In the alphabet soup of cement types, CSA, calcium sulfoaluminate, also draws a lot of attention for its environmental friendliness. Compared with standard cement preparation, CSA processing emits less than half the CO2 (less than 20% in some cases) because the level of limestone in the raw material mix is lower and the working temperature is 200 °C cooler.
CSA cements, which are used commercially for a limited number of applications, harden much faster than the standard portland type, and they tend to be more costly, Winnefeld says. The fast-setting nature makes them ideal for repair work but unsuited to many types of construction.
He notes, for example, that these materials are used at Zurich Airport for overnight runway repairs, when there is a brief lull in airplane traffic. And Burris tells a story about a sinkhole that opened during morning rush hour on an Illinois highway and was patched with CSA cement in time for evening rush hour. “That would have been impossible with a portland cement,” which often requires several days to set firmly, Burris says. Researchers are studying ways to slow CSA’s hydration kinetics to enable the ecofriendly cement to be used more broadly.
Geopolymers are another category of low-CO2-emitting cements that are making a splash in the news. Cemex just launched Vertua Ultra Zero, a geopolymer clinker-free concrete, in which an alkali-activated alumina-silicate matrix serves as the binder, according to Cemex’s Zampini. The material does not require high-temperature processing, and it reduces CO2 emissions by 70% relative to traditional cement.
To tweak cement formulations to make them more environmentally friendly, scientists also need to better understand what cement does at the molecular level. But when it comes to cement chemistry, Zampini is fond of saying, “It’s not rocket science; it’s rock science.”
That saying may seem to suggest that the basics are simple and were established long ago. But they aren’t, and they weren’t. Decades after researchers began tackling the central hydration reaction, which imparts strength to cement and concrete, many of the details remain unknown. Two recent studies highlight the way scientists are using powerful analytical methods to ferret out elusive details.

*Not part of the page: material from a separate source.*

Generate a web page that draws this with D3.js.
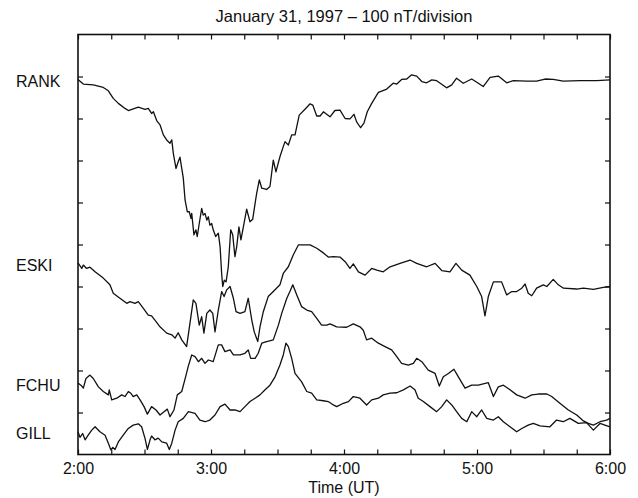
<!DOCTYPE html>
<html>
<head>
<meta charset="utf-8">
<script src="https://cdn.jsdelivr.net/npm/d3@7"></script>
<style>
  html, body { margin: 0; padding: 0; background: #fff; }
  svg { display: block; }
  text { font-family: "Liberation Sans", Arial, Helvetica, sans-serif; fill: #111; }
</style>
</head>
<body>
<svg id="chart" width="638" height="498"></svg>
<script>
// ---- data: time in minutes after 02:00 UT, value in nT on the stacked plot scale ----
const title = "January 31, 1997 \u2013 100 nT/division";
const xTitle = "Time (UT)";
const hourLabels = ["2:00", "3:00", "4:00", "5:00", "6:00"];
const stations = ["RANK", "ESKI", "FCHU", "GILL"];

const RANK = [[0,893],[2.4,882],[6.9,880],[11.4,874],[13.7,866],[15.9,848],[18.2,836],[21.2,824],[22.7,819],
 [27.2,827],[30.2,822],[31.7,824],[33.2,812],[34.0,816],[35.5,795],[37.0,785],[38.5,761],[40.0,749],[41.5,741],
 [42.3,749],[43.0,717],[44.2,681],[45.2,697],[46.0,708],[47.5,658],[48.3,606],[49.3,578],[50.2,578],[51.0,562],
 [51.3,574],[52.3,523],[53.2,535],[53.8,519],[54.7,550],[55.8,586],[56.5,570],[57.3,574],[58.1,558],[58.8,566],
 [59.5,546],[60.3,550],[61.0,535],[62.1,519],[63.3,527],[64.1,495],[64.8,431],[65.3,400],[66.0,415],[66.8,411],
 [67.8,447],[68.9,535],[69.8,523],[70.8,471],[71.6,495],[72.6,542],[73.5,511],[74.6,542],[76.1,584],[77.6,554],
 [78.8,560],[80.6,622],[81.8,654],[82.9,634],[85.1,631],[86.6,638],[88.1,701],[89.3,673],[91.1,709],[92.6,733],
 [93.4,745],[94.9,737],[96.4,761],[97.9,761],[99.8,808],[102.4,822],[104.7,835],[105.9,832],[107.7,806],[109.2,806],
 [110.7,816],[113.7,804],[115.9,819],[118.2,820],[120.5,800],[122.7,799],[124.5,810],[125.7,792],[127.5,778],
 [129.0,789],[130.5,816],[132.5,836],[135.5,862],[139.3,870],[142.2,884],[143.8,882],[146.0,893],[148.3,894],
 [150.5,904],[152.8,901],[155.1,888],[157.3,885],[159.6,892],[161.8,890],[166.3,873],[168.6,880],[170.8,896],
 [173.8,884],[177.6,894],[180.6,884],[182.8,876],[185.9,898],[189.6,901],[193.4,885],[196.4,890],[202.4,889],
 [206.9,889],[210.7,894],[214.4,893],[218.9,889],[226.5,890],[234.0,890],[240,892]];

const ESKI = [[0,456],[1.7,443],[2.4,451],[3.9,443],[5.4,446],[7.7,435],[11.4,420],[14.4,404],[15.9,384],[18.9,372],
 [22.0,360],[23.5,364],[25.7,360],[27.2,364],[29.5,348],[31.7,332],[33.2,330],[34.7,320],[37.0,304],[40.0,289],
 [42.3,285],[43.8,277],[45.2,290],[46.8,273],[49.0,257],[50.5,312],[52.0,368],[53.2,360],[54.7,308],[55.8,328],
 [56.8,289],[58.1,336],[59.5,344],[60.8,336],[61.8,292],[63.3,344],[64.8,388],[65.9,376],[67.1,392],[68.6,400],
 [70.1,372],[71.3,340],[73.1,336],[75.3,340],[76.8,372],[78.4,320],[79.5,292],[81.1,269],[82.1,304],[83.6,340],
 [85.8,376],[88.1,388],[91.1,404],[92.6,431],[94.9,447],[97.1,475],[99.4,499],[102.4,499],[104.7,499],[107.7,491],
 [110.7,480],[112.9,470],[115.2,471],[118.2,470],[120.5,459],[122.7,443],[124.2,454],[126.5,435],[129.5,427],
 [132.5,443],[134.8,439],[137.7,435],[140.8,447],[145.3,455],[149.8,463],[152.8,455],[157.3,447],[161.1,455],
 [164.1,438],[167.8,435],[170.5,455],[173.1,439],[176.8,427],[179.9,400],[182.1,376],[183.6,330],[185.1,376],
 [187.4,411],[191.1,411],[193.4,380],[195.7,388],[197.9,388],[200.2,396],[201.7,406],[203.1,384],[204.7,378],
 [206.9,396],[209.9,404],[211.5,400],[214.4,417],[216.7,404],[219.0,396],[225.0,394],[228.0,396],[232.5,393],
 [237.0,398],[240,400]];

const FCHU = [[0,170],[1.7,163],[2.4,158],[3.6,181],[5.4,189],[6.9,181],[9.2,161],[11.4,150],[13.7,142],[14.1,154],
 [15.2,130],[17.5,134],[19.7,142],[21.2,138],[22.7,150],[23.8,146],[24.9,138],[26.5,142],[28.0,130],[29.8,114],
 [31.3,96],[33.2,114],[35.2,106],[37.0,94],[38.8,102],[40.3,108],[41.5,90],[43.3,106],[44.8,142],[46.8,150],
 [48.3,180],[49.8,211],[51.3,237],[52.8,233],[54.3,221],[55.8,229],[57.3,217],[58.8,225],[61.0,221],[63.3,261],
 [64.8,261],[66.3,245],[68.6,249],[70.1,237],[73.1,237],[75.3,241],[76.8,249],[77.9,229],[79.9,229],[81.3,241],
 [82.9,265],[85.1,269],[88.1,273],[90.4,308],[91.9,336],[94.2,372],[95.6,388],[96.9,404],[98.7,380],[100.9,352],
 [103.2,344],[105.4,340],[107.7,324],[109.9,308],[112.2,308],[113.7,311],[116.7,304],[121.2,303],[124.2,311],
 [127.2,304],[128.7,296],[130.2,273],[132.5,277],[135.5,265],[138.5,257],[141.5,249],[143.8,233],[146.0,217],
 [149.0,213],[151.3,217],[152.8,229],[155.1,221],[158.0,201],[161.1,193],[163.0,163],[164.8,185],[167.1,193],
 [169.6,203],[171.6,185],[174.6,158],[177.6,165],[180.6,165],[182.8,168],[185.1,171],[187.4,138],[189.6,161],
 [191.9,165],[194.9,154],[197.9,142],[201.7,134],[204.7,142],[207.7,144],[211.5,144],[213.7,138],[217.4,122],
 [221.2,106],[225.0,94],[228.0,80],[230.2,74],[232.5,70],[235.5,78],[238.5,82],[240,86]];

const GILL = [[0,54],[0.9,41],[2.1,50],[3.2,35],[4.6,46],[6.2,58],[7.7,66],[9.9,54],[12.2,46],[13.7,27],[14.8,11],
 [15.7,17],[16.7,12],[18.2,30],[20.4,46],[22.7,62],[24.9,70],[27.2,73],[28.7,66],[30.2,39],[31.3,12],[32.5,35],
 [33.2,44],[34.7,35],[36.2,39],[37.8,30],[40.0,27],[41.2,12],[42.3,27],[43.8,58],[45.2,78],[47.5,86],[49.8,102],
 [52.8,98],[55.0,82],[57.3,78],[59.5,82],[61.8,94],[64.1,114],[66.3,120],[68.6,106],[70.8,106],[73.1,102],
 [75.3,114],[77.6,126],[79.9,134],[82.1,142],[84.4,154],[86.6,165],[88.9,185],[91.1,213],[92.6,237],[93.8,265],
 [94.9,257],[96.4,229],[97.9,193],[100.9,173],[103.2,150],[105.4,146],[107.7,130],[110.7,128],[112.9,126],
 [115.2,118],[116.7,114],[119.7,122],[122.0,126],[124.2,138],[127.2,134],[130.2,118],[132.5,130],[135.5,134],
 [137.7,142],[140.8,146],[143.8,147],[146.8,154],[149.8,163],[152.0,154],[153.5,134],[155.8,126],[158.8,114],
 [161.8,102],[164.1,114],[166.3,130],[168.6,118],[170.8,102],[173.1,86],[175.4,78],[177.6,102],[179.9,90],
 [182.1,106],[184.4,86],[187.4,82],[189.6,90],[191.9,78],[194.9,66],[197.9,54],[200.2,62],[203.1,70],[205.4,74],
 [208.4,68],[212.9,66],[215.9,82],[218.9,78],[221.9,86],[225.7,74],[229.4,76],[232.5,58],[235.5,74],[237.7,70],
 [240,66]];

const series = [RANK, ESKI, FCHU, GILL];

// ---- layout ----
const svg = d3.select("#chart");
const L = 78, R = 610, T = 34.5, B = 454.5;

const x = d3.scaleLinear().domain([0, 240]).range([L, R]);
const y = d3.scaleLinear().domain([0, 1000]).range([B, T]);

const xTicks = d3.range(0, 241, 15);
const yTicks = d3.range(100, 1000, 100);
const tickLen = 5;

function styleAxis(g) {
  g.select(".domain").remove();
  g.selectAll(".tick line").attr("stroke", "#111").attr("stroke-width", 1.2);
}

// bottom axis (ticks inward, labels at full hours)
svg.append("g").attr("transform", `translate(0,${B})`)
  .call(d3.axisBottom(x).tickValues(xTicks).tickSizeInner(-tickLen).tickSizeOuter(0)
    .tickPadding(8)
    .tickFormat(d => d % 60 === 0 ? hourLabels[d / 60] : ""))
  .call(styleAxis)
  .call(g => g.selectAll(".tick text").attr("font-size", 16).attr("fill", "#111")
    .attr("font-family", "'Liberation Sans', Arial, sans-serif"));

// top axis
svg.append("g").attr("transform", `translate(0,${T})`)
  .call(d3.axisTop(x).tickValues(xTicks).tickSizeInner(-tickLen).tickSizeOuter(0).tickFormat(""))
  .call(styleAxis);

// left axis
svg.append("g").attr("transform", `translate(${L},0)`)
  .call(d3.axisLeft(y).tickValues(yTicks).tickSizeInner(-tickLen).tickSizeOuter(0).tickFormat(""))
  .call(styleAxis);

// right axis
svg.append("g").attr("transform", `translate(${R},0)`)
  .call(d3.axisRight(y).tickValues(yTicks).tickSizeInner(-tickLen).tickSizeOuter(0).tickFormat(""))
  .call(styleAxis);

// frame
svg.append("rect").attr("x", L).attr("y", T).attr("width", R - L).attr("height", B - T)
  .attr("fill", "none").attr("stroke", "#111").attr("stroke-width", 1.6);

// traces
const line = d3.line().x(d => x(d[0])).y(d => y(d[1]));
svg.append("g").selectAll("path").data(series).join("path")
  .attr("d", line)
  .attr("fill", "none")
  .attr("stroke", "#111")
  .attr("stroke-width", 1.3)
  .attr("stroke-linejoin", "round");

// station labels at the start of each trace
svg.append("g").selectAll("text").data(series).join("text")
  .attr("x", 16)
  .attr("y", d => y(d[0][1]) + 2)
  .attr("dy", "0.35em")
  .attr("font-size", 16)
  .text((d, i) => stations[i]);

// title
svg.append("text").attr("x", (L + R) / 2).attr("y", 22)
  .attr("text-anchor", "middle").attr("font-size", 16.5).text(title);

// x axis title
svg.append("text").attr("x", (L + R) / 2).attr("y", 493)
  .attr("text-anchor", "middle").attr("font-size", 16).text(xTitle);
</script>
</body>
</html>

In one case, Oklahoma State University’s Masoud Moradian and colleagues at Princeton University and Argonne National Laboratory used X-ray tomography methods to track the nanoscale evolution of 60,000 particles in a sample of portland cement during the first 16 h of hydration. Analyses showed that larger particles tended to grow by accumulating minerals containing the sample’s heavier elements, while the surfaces of smaller particles steadily dissolved (Constr. Build. Mater. 2019, DOI: 10.1016/j.conbuildmat.2019.04.013). A better understanding of this process could lead to improvements in concrete durability, Moradian says.
In the other study, a team of researchers including EPFL scientists Scrivener, Aslam Kunhi Mohamed, and Lyndon Emsley combined computational methods and nuclear magnetic resonance spectroscopy to determine the atomic-level structure of the calcium-aluminate-silicate-hydrate phase typical of many low-CO2 cements (J. Am. Chem. Soc. 2020, DOI: 10.1021/jacs.0c02988).
The way that strength and other cement properties develop depends on this phase, Scrivener says. “For a long time, its structure has been a mystery.” Understanding the way it grows, she says, “is the secret to going further with reducing cement’s environmental impact.”
With billions of metric tons produced every year, concrete is certainly the stuff of the modern world. “It’s a fascinating material, and it’s vital for society,” Kurtis says. But its greenhouse gas emission problem needs to be tamed. “We can’t do without concrete,” Scrivener says. “But we can do without a significant amount of the emissions it produces.”